Last updated June 9, 2026
Table of contents
Overview
Mina the Hollower looks like a nostalgic throwback at first glance, and it absolutely is one. Its mechanical and visual roots sit close to The Legend of Zelda, especially Link's Game Boy adventures. The broader structure, though, leans much harder into Dark Souls-style pressure: surviving difficult sequences, keeping your bones intact, reaching checkpoints, refilling health vials, and pushing through the next gauntlet.
That mix gives Mina its strongest identity. Progress is less about collecting a new item to solve the next obvious puzzle and more about making it through a dangerous stretch with enough skill, awareness, and nerve to keep going. Success lands often, and the game keeps feeding that urge to see what waits beyond the next challenge.
What Works
Mina's world is dense with discoveries. Secrets, new trinkets, and small puzzles are packed throughout the adventure, and the surprising part is how much of it can be investigated from the opening moments. The Ossex hub area captures that feeling well: a small puzzle can sit in plain sight for hours before the solution finally clicks, turning a familiar place into a fresh discovery.
The trinket system also gives the game real flexibility. Equippable trinkets can dramatically change how combat or platforming feels, and the best ones help cover whatever part of the game is giving you trouble. Proto Spark is a standout example, letting Mina come back from death once before it needs to be reset at a checkpoint.
The hollowing ability is Mina's most distinctive mechanic. By burrowing underground, Mina can move quickly, emerge from the ground, and avoid some attacks. It gives the game a mechanic that feels genuinely its own rather than just another piece of retro homage.
The presentation also does more than imitate the past. The soundtrack, world, story, and characters build a strong sense of place without leaning on excessive exposition.
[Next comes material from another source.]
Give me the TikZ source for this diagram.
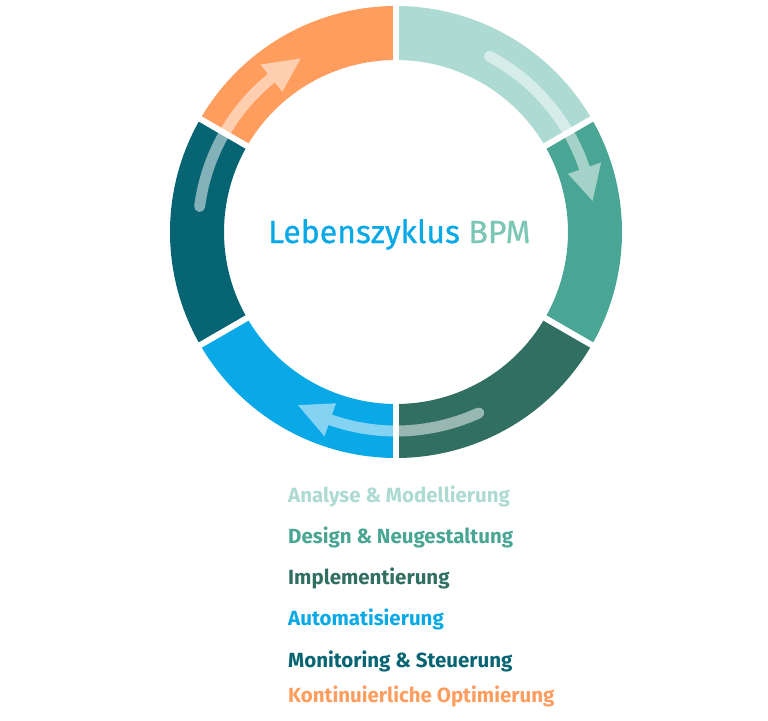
\documentclass[tikz,border=0pt]{standalone}
\usepackage{fontspec}
\setmainfont{Fira Sans}
\newfontfamily\titlefont[FakeBold=0.8]{Fira Sans}
\definecolor{cA}{HTML}{ADDAD2}
\definecolor{cB}{HTML}{49A594}
\definecolor{cC}{HTML}{316F62}
\definecolor{cD}{HTML}{09A8E6}
\definecolor{cE}{HTML}{066473}
\definecolor{cF}{HTML}{FF9D5F}
\definecolor{cBPM}{HTML}{7CC6B7}
\newcommand\cyclearrow[4]{%
  \pgfmathsetmacro\ra{#4+5.5}\pgfmathsetmacro\rb{#4-5.5}%
  \pgfmathsetmacro\rc{#4+17.5}\pgfmathsetmacro\rd{#4-17.5}%
  \pgfmathsetmacro\capang{#1+180}%
  \fill[arrowfill] (#1:\ra pt) arc[start angle=#1, end angle=#2, radius=\ra pt]
    -- (#2:\rc pt) -- (#3:#4pt) -- (#2:\rd pt) -- (#2:\rb pt)
    arc[start angle=#2, end angle=#1, radius=\rb pt]
    arc[start angle=\capang, end angle=#1, radius=5.5pt] -- cycle;}
\tikzset{
  arrowfill/.style={fill=white, fill opacity=0.5},
  gapline/.style={draw=white, line width=6pt},
  legend/.style={anchor=base west, inner sep=0pt, font=\bfseries\fontsize{20.5}{22}\selectfont},
}
\begin{document}
\begin{tikzpicture}[x=1pt,y=1pt]
\useasboundingbox (-396,-488) rectangle (372,232);
% ring segments
\foreach \a/\b/\c in {90/30/cA, 30/-30/cB, -30/-90/cC, -90/-150/cD, 210/150/cE, 150/90/cF}
  \fill[\c] (\a:226pt) arc[start angle=\a, end angle=\b, radius=226pt]
    -- (\b:172pt) arc[start angle=\b, end angle=\a, radius=172pt] -- cycle;
% arrows
\cyclearrow{62}{18.7}{9}{199}
\cyclearrow{-65.4}{-109.3}{-119.5}{199}
\cyclearrow{172.6}{129}{118.8}{198}
% gaps
\foreach \a in {90,30,-30,-90,-150,150}
  \draw[gapline] (\a:168pt) coordinate (g\a i) -- (\a:230pt) coordinate (g\a o);
% title
\node[anchor=base west, inner sep=0pt, font=\titlefont\fontsize{32}{34}\selectfont] (title) at (-128,-11)
  {\textcolor{cD}{Lebenszyklus} \textcolor{cBPM}{BPM}};
% legend
\node[legend, text=cA] (l1) at (-108,-270) {Analyse \& Modellierung};
\node[legend, text=cB] (l2) at (-108,-311) {Design \& Neugestaltung};
\node[legend, text=cC] (l3) at (-108,-352) {Implementierung};
\node[legend, text=cD] (l4) at (-108,-393) {Automatisierung};
\node[legend, text=cE] (l5) at (-108,-435) {Monitoring \& Steuerung};
\node[legend, text=cF] (l6) at (-108,-470) {Kontinuierliche Optimierung};
\end{tikzpicture}
\end{document}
Even when the broad direction of the story is easy to read early, the way it touches on politics, misguided public opinion, environmentalism, and wealth disparity keeps it absorbing while still remaining playful.
What Falls Short
The classic Zelda-inspired movement comes with friction. Defeats caused by overlapping with enemies happen often, and holes can become a constant source of frustration when a bump or slightly misaligned jump sends Mina falling.
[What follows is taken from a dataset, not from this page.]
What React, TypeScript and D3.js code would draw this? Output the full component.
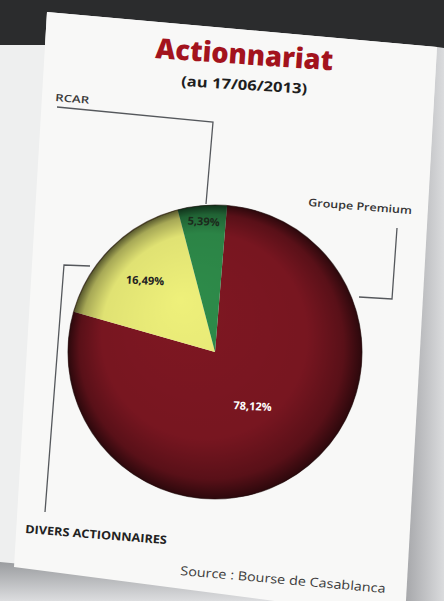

Hollowing is compelling, but it takes time to control well. Even late in the game, including the final challenges before the end boss, the mechanic can still create annoyances. It is one of the game's best ideas, but also one of the places where the difficulty can feel roughest.
Who It's For
Mina the Hollower is best suited to players who enjoy old-school action-adventure movement but want something built with modern challenge and density. It rewards patience, curiosity, and a willingness to revisit places with a sharper eye.
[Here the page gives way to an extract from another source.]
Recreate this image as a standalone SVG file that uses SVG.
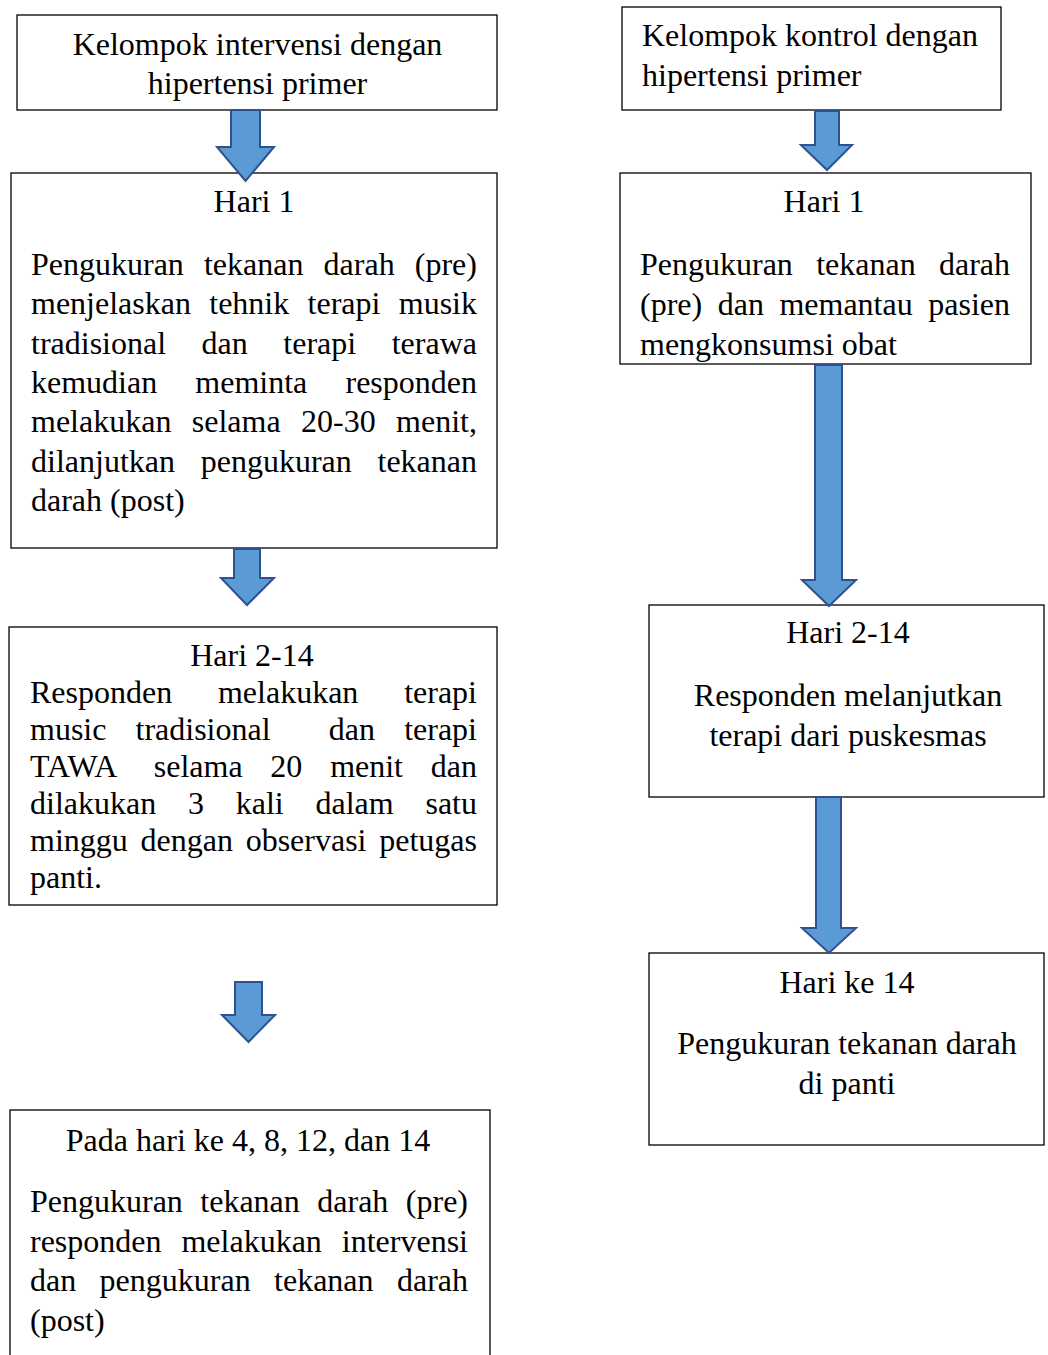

Players coming in expecting a simple Zelda-like built around item gates and puzzle keys may be surprised. Mina is more about surviving routes, learning danger, using checkpoints wisely, and finding trinkets that fit your personal weaknesses.
Verdict
Mina the Hollower is a reverent throwback, but not a hollow imitation. Its best moments come from the way it combines familiar visual and movement language with tough gauntlets, frequent discoveries, meaningful build choices, and a world that feels worth thinking about even when the controller is down.
It has frustrations, especially around collision, holes, and the learning curve of hollowing, but its thoughtful design and broader sensibilities make it feel like a contemporary game that learned the right lessons from the medium's history.